The pioneering liberal arts student at the elite institution is therefore one prepared to take calculated and rational risks. This concept of the rationally calculating consumer choosing a route to the future on the free market is one consistently invoked in government rhetoric. Here, although there is always risk involved, the implication is that higher education is broadly a safe bet, since average earnings increase with the attainment of a first degree, the requirement to pay back the student loan only emerges once earnings have risen beyond a particular threshold, and so on. The appeal to the average personal benefit in such government rhetoric, however, masks the very real inequalities between different students in terms of both how likely they are to attain a particular salary and their relation to risk. For many young people higher education is inextricably tied up with risk and, far from being rationally calculating consumers, these students’ futures remain largely unknowable (Brynin, 2012; Williams, 2013).
In their invocation of the innovative and pioneering student, a number of HEIs in fact quite explicitly take risk into account: I know that this can be a stressful time, especially as you weigh various course offers and try to imagine the routes your life can take. We want to encourage you to take risks, to dream big, and to make your decision out of hope and determination, not fear. (Post-war)

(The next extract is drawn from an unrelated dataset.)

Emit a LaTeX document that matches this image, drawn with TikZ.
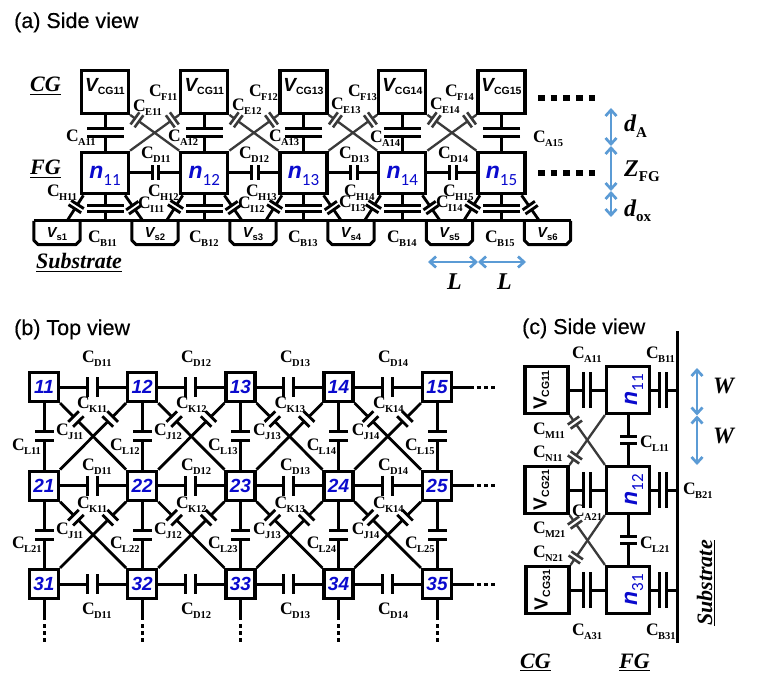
\documentclass[tikz,border=0pt]{standalone}
\usepackage{fontspec}
\setmainfont{Liberation Serif}
\setsansfont{Liberation Sans}
\newfontfamily\cali{Carlito}
\newfontfamily\ttlfont[FakeBold=0.35]{Liberation Sans}
\usetikzlibrary{arrows.meta,calc}
\definecolor{nblue}{HTML}{0A0ACD}
\definecolor{arrblue}{HTML}{5B9BD5}
\definecolor{dgray}{HTML}{3A3A3A}
\newcommand\fsz[1]{\fontsize{#1}{#1}\selectfont}
\newcommand\Cs[1]{{\bfseries\fsz{17.5}C\kern-0.8pt\raisebox{-4pt}{\fsz{10.5}#1}}}
\newcommand\VCG[1]{\smash{{\sffamily\bfseries\itshape\fsz{19}V}\raisebox{-2.5pt}{\sffamily\bfseries\fsz{10.5}CG#1}}}
\newcommand\VCGup[1]{\smash{{\sffamily\bfseries\fsz{19}V}\raisebox{-2.5pt}{\sffamily\bfseries\fsz{10.5}CG#1}}}
\newcommand\Nn[1]{{\color{nblue}{\sffamily\bfseries\itshape\fsz{23}n}\raisebox{-6pt}[0pt][0pt]{\cali\fsz{17}#1}}}
\newcommand\Vs[1]{{\sffamily\bfseries\itshape\fsz{14.5}V}\raisebox{-2.5pt}[0pt][0pt]{\sffamily\bfseries\fsz{9.5}s#1}\hspace{6pt}}
\newcommand\Gn[1]{{\color{nblue}\sffamily\bfseries\itshape\fsz{19}#1}}
\newcommand\ulbox[1]{\setbox0\hbox{#1}\rlap{\rule[-3pt]{\wd0}{1.1pt}}\box0}
% capacitor: line from #2 to #3 in style #1, plates at pos #4; #5 = {gap}{half}{width}{colour}
\newcommand\capw[5]{\draw[#1] #2 -- #3; \path #2 -- #3 pic[pos=#4,sloped]{cplates=#5};}
\tikzset{
  pics/cplates/.style n args={4}{code={
    \fill[white] (-#1/2,-#2) rectangle (#1/2,#2);
    \draw[line width=#3pt,color=#4,line cap=butt] (-#1/2,-#2) -- (-#1/2,#2) (#1/2,-#2) -- (#1/2,#2);
  }},
  wire/.style={line width=3pt,color=black,line cap=butt},
  thinw/.style={line width=2.8pt,color=black,line cap=butt},
  xwire/.style={line width=2.3pt,color=dgray,line cap=butt},
  box/.style={draw=black,line width=3.2pt,fill=white,inner sep=0pt,align=center},
  cgbox/.style={box,minimum width=47pt,minimum height=42.5pt},
  fgbox/.style={box,minimum width=47pt,minimum height=41.5pt},
  gridbox/.style={box,minimum width=29pt,minimum height=29pt},
  sidebox/.style={box,minimum width=43pt,minimum height=47pt},
  vsbox/.style={inner sep=0pt,minimum width=46pt,minimum height=23.5pt},
  clab/.style={anchor=base west,inner sep=0pt},
  ttl/.style={anchor=base west,inner sep=0pt,font=\ttlfont\fsz{21.5}},
  ital/.style={anchor=base west,inner sep=0pt,font=\bfseries\itshape\fsz{22}},
  dim/.style={line width=2.7pt,color=arrblue,{Straight Barb[length=6pt,width=11pt]}-{Straight Barb[length=6pt,width=11pt]}},
  sqdots/.style={line width=6.5pt,color=black,dash pattern=on 6.5pt off 6.2pt},
  smdots/.style={line width=3pt,color=black,dash pattern=on 4pt off 3.2pt},
}
\begin{document}
\begin{tikzpicture}[x=1pt,y=-1pt]
\useasboundingbox (0,0) rectangle (763,687);
\fill[white] (0,0) rectangle (763,687);

%% ---------- (a) ----------
\node[ttl] (ta) at (14,28) {(a) Side view};
\foreach \i/\x in {1/105,2/204.3,3/303.5,4/402.3,5/501.5}{
  \coordinate (bb\i) at (\x,221);
  \coordinate (hb\i) at (\x-38,221);
  \coordinate (ib\i) at (\x+38,221);
}
\foreach \i/\x/\t in {1/105/11,2/204.3/11,3/303.5/13,4/402.3/14,5/501.5/15}
  \node[cgbox] (cg\i) at (\x,92) {\VCG{\t}};
\foreach \i/\x/\t in {1/105/11,2/204.3/12,3/303.5/13,4/402.3/14,5/501.5/15}
  \node[fgbox,text height=12pt] (fg\i) at (\x,173) {\Nn{\t}};
\foreach \i/\x in {1/57,2/155,3/253,4/351,5/449.5,6/547.5}{
  \node[vsbox] (vs\i) at (\x,232.75) {\Vs{\i}};
  \draw[line width=3pt,line join=round] (vs\i.north west) -- ([yshift=4.5pt]vs\i.south west) -- ([xshift=4.5pt]vs\i.south west) -- ([xshift=-4.5pt]vs\i.south east) -- ([yshift=4.5pt]vs\i.south east) -- (vs\i.north east);
}
\draw[line width=3pt] (vs1.north west) -- (vs6.north east);
\foreach \i in {1,...,5}{
  \capw{wire}{(cg\i.south)}{(fg\i.north)}{.5}{{7.5}{18.5}{3}{black}}
  \capw{wire}{(fg\i.south)}{(bb\i)}{.5}{{6.2}{18.5}{3}{black}}
  \capw{thinw}{([xshift=3.5pt]fg\i.south west)}{(hb\i)}{.44}{{5}{7.5}{2.9}{black}}
  \capw{thinw}{([xshift=-5pt]fg\i.south east)}{(ib\i)}{.48}{{5}{7.5}{2.9}{black}}
}
\foreach \i/\j in {1/2,2/3,3/4,4/5}{
  \capw{wire}{(fg\i.east)}{(fg\j.west)}{.52}{{6.5}{7.5}{3}{black}}
  \capw{xwire}{(cg\i.south east)}{(fg\j.north west)}{.14}{{5}{7.5}{2.6}{dgray}}
  \capw{xwire}{(fg\i.north east)}{(cg\j.south west)}{.86}{{5}{7.5}{2.6}{dgray}}
}
\foreach \t/\x/\y in {A11/66/142,A12/168/142,A13/269/142,A14/370/143,A15/533/143,
  F11/149/97,F12/249/97,F13/348/97,F14/445/97,
  E11/133/112,E12/232/111,E13/331/110,E14/430/110,
  D11/141/159,D12/239/159,D13/339/159,D14/438/159,
  H11/47/197,H12/148/197,H13/246/197,H14/344/197,H15/443/197,
  I11/138/209,I12/238/209,I13/339/208,I14/436/208,
  B11/88/243,B12/189/243,B13/288/243,B14/387/243,B15/485/243}
  \node[clab] (la\t) at (\x,\y) {\Cs{\t}};
\node[ital] (acg) at (30,92) {\ulbox{CG}};
\node[ital] (afg) at (30,175) {\ulbox{FG}};
\node[ital] (asub) at (36,269) {\ulbox{Substrate}};
\coordinate (dt1) at (538,98); \coordinate (dt2) at (600,98);
\coordinate (dm1) at (538,173); \coordinate (dm2) at (600,173);
\draw[sqdots] (dt1) -- (dt2);
\draw[sqdots] (dm1) -- (dm2);
\coordinate (l1) at (428,262); \coordinate (l2) at (478,262); \coordinate (l3) at (526,262);
\draw[dim] (l1) -- (l2);
\draw[dim] (l2) -- (l3);
\node[anchor=base west,inner sep=0pt,font=\bfseries\itshape\fsz{24}] (tl1) at (447,289) {L};
\node[anchor=base west,inner sep=0pt,font=\bfseries\itshape\fsz{24}] (tl2) at (497,289) {L};
\coordinate (d1) at (611,108); \coordinate (d2) at (611,146); \coordinate (d3) at (611,191); \coordinate (d4) at (611,217);
\draw[dim] (d1) -- (d2);
\draw[dim] (d2) -- (d3);
\draw[dim] (d3) -- (d4);
\node[anchor=base west,inner sep=0pt] (tda) at (624,132) {\bfseries{\itshape\fsz{24}d}\raisebox{-6pt}{\fsz{15}A}};
\node[anchor=base west,inner sep=0pt] (tzf) at (624,177) {\bfseries{\itshape\fsz{24}Z}\raisebox{-5pt}{\fsz{15}FG}};
\node[anchor=base west,inner sep=0pt] (tdo) at (624,217) {\bfseries{\itshape\fsz{24}d}\raisebox{-5pt}{\fsz{15}ox}};

%% ---------- (b) ----------
\node[ttl] (tb) at (14,335) {(b) Top view};
\foreach \r/\y in {1/387,2/485.7,3/584}{
  \foreach \c/\x in {1/44,2/142.2,3/240.5,4/338.5,5/437}{
    \node[gridbox] (g\r\c) at (\x,\y) {\Gn{\r\c}};
  }
}
\foreach \r in {1,2,3}{
  \foreach \c/\d in {1/2,2/3,3/4,4/5}{
    \capw{wire}{(g\r\c.east)}{(g\r\d.west)}{.49}{{10}{10}{3}{black}}
  }
}
\foreach \r/\s in {1/2,2/3}{
  \foreach \c in {1,...,5}{
    \capw{wire}{(g\r\c.south)}{(g\s\c.north)}{.5}{{9}{9.5}{3}{black}}
  }
  \foreach \c/\d in {1/2,2/3,3/4,4/5}{
    \capw{thinw}{(g\r\c.south east)}{(g\s\d.north west)}{.24}{{7}{7.5}{2.8}{black}}
    \capw{thinw}{(g\r\d.south west)}{(g\s\c.north east)}{.24}{{7}{7.5}{2.8}{black}}
  }
}
\foreach \r/\y in {1/387,2/485.7,3/584}{
  \coordinate (rs\r) at (473.5,\y);
  \coordinate (ra\r) at (476.7,\y);
  \coordinate (rb\r) at (496,\y);
  \draw[wire] (g\r5.east) -- (rs\r);
  \draw[smdots] (ra\r) -- (rb\r);
}
\foreach \c/\x in {1/44,2/142.2,3/240.5,4/338.5,5/437}{
  \coordinate (ds\c) at (\x,620);
  \coordinate (da\c) at (\x,624);
  \coordinate (db\c) at (\x,642);
  \draw[wire] (g3\c.south) -- (ds\c);
  \draw[smdots] (da\c) -- (db\c);
}
\foreach \n/\x in {11/82,12/181,13/280,14/378}{
  \node[clab] (lbd\n a) at (\x,362) {\Cs{D\n}};
  \node[clab] (lbd\n b) at (\x,470) {\Cs{D\n}};
  \node[clab] (lbd\n c) at (\x,614) {\Cs{D\n}};
}
\foreach \n/\x in {11/77,12/176,13/274.5,14/373}{
  \node[clab] (lbk\n a) at (\x,408) {\Cs{K\n}};
  \node[clab] (lbk\n b) at (\x,508) {\Cs{K\n}};
}
\foreach \n/\x in {11/56,12/154,13/253,14/351.7}{
  \node[clab] (lbj\n a) at (\x,435) {\Cs{J\n}};
  \node[clab] (lbj\n b) at (\x,534) {\Cs{J\n}};
}
\foreach \n/\x in {1/12,2/110,3/208,4/306.7,5/405}{
  \node[clab] (lbl\n a) at (\x,450) {\Cs{L1\n}};
  \node[clab] (lbl\n b) at (\x,548) {\Cs{L2\n}};
}

%% ---------- (c) ----------
\node[ttl] (tc) at (522,334) {(c) Side view};
\coordinate (st) at (677,331); \coordinate (sb) at (677,643);
\draw[line width=3pt] (st) -- (sb);
\foreach \r/\y/\x/\t/\u in {1/390/546.5/11/11,2/490/546.5/21/12,3/590/547.5/31/31}{
  \node[sidebox] (sv\r) at (\x,\y) {};
  \node[rotate=90,inner sep=0pt] (svt\r) at (sv\r.center) {\VCGup{\t}};
  \node[sidebox] (sn\r) at (628,\y) {};
  \node[rotate=90,inner sep=0pt,text height=12pt] (snt\r) at ([xshift=3pt]sn\r.center) {\Nn{\u}};
  \coordinate (sx\r) at (677,\y);
  \capw{wire}{(sv\r.east)}{(sn\r.west)}{.49}{{7}{18}{3}{black}}
  \capw{wire}{(sn\r.east)}{(sx\r)}{.47}{{7}{18}{3}{black}}
}
\foreach \r/\s in {1/2,2/3}{
  \capw{wire}{(sn\r.south)}{(sn\s.north)}{.5}{{7.3}{8.5}{3}{black}}
  \capw{xwire}{(sv\r.south east)}{(sn\s.north west)}{.15}{{5}{7}{2.6}{dgray}}
  \capw{xwire}{(sn\r.south west)}{(sv\s.north east)}{.85}{{5}{7}{2.6}{dgray}}
}
\foreach \t/\x/\y in {A11/572/358,B11/646/358,M11/533/434,N11/533/457,L11/640/447,
  B21/683/494,A21/572/516,M21/533/533,N21/533/557,L21/640/548,A31/572/635,B31/646/635}
  \node[clab] (lc\t) at (\x,\y) {\Cs{\t}};
\node[ital] (ccg) at (520,668) {\ulbox{CG}};
\node[ital] (cfg) at (619,668) {\ulbox{FG}};
\node[ital,rotate=90] (csub) at (712,626) {\ulbox{Substrate}};
\coordinate (w1) at (697,368); \coordinate (w2) at (697,415.5); \coordinate (w3) at (697,465);
\draw[dim] (w1) -- (w2);
\draw[dim] (w2) -- (w3);
\node[anchor=base west,inner sep=0pt,font=\bfseries\itshape\fsz{23.5}] (tw1) at (713,393) {W};
\node[anchor=base west,inner sep=0pt,font=\bfseries\itshape\fsz{23.5}] (tw2) at (713,443) {W};
\end{tikzpicture}
\end{document}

Here the risk discourse which frames much debate about higher education is reimagined as the pioneering spirit necessary to succeed. As Stephen Ball (2003) has shown in his work on the educational choices of middle-class parents, risk is simultaneously central to the ideology of entrepreneurialism and choice which serves the middle class so well, and to a specific set of middle-class anxieties about an unknowable future. This dual aspect of risk society – its production of anxieties as well as the presentation of risk-taking as somehow the solution to such anxieties – is very clearly invoked by a number of more elite HEIs when promoting liberal arts: In our rapidly changing world, a Liberal Arts education prepares you to adapt to jobs that are just coming into being or to invent new ones. (Post-war) It will provide the adaptability and flexibility you need in our rapidly changing world. (Old) The world of work is changing very fast and there are many views on what this world will be like in a few years’ time. One thing seems to be clear though: we are preparing people today for jobs that we do not yet know exist. (Old)
The risk associated with a changing labour market is, in keeping with broader trends, individualised here: it may be the whole world which is ‘rapidly changing’, but the onus is on individuals, and not governments or society, to manage such risk. Crucially, the value of the risk-taking liberal arts student in the unknowable future is intimately tied up with questions of employability and the job market.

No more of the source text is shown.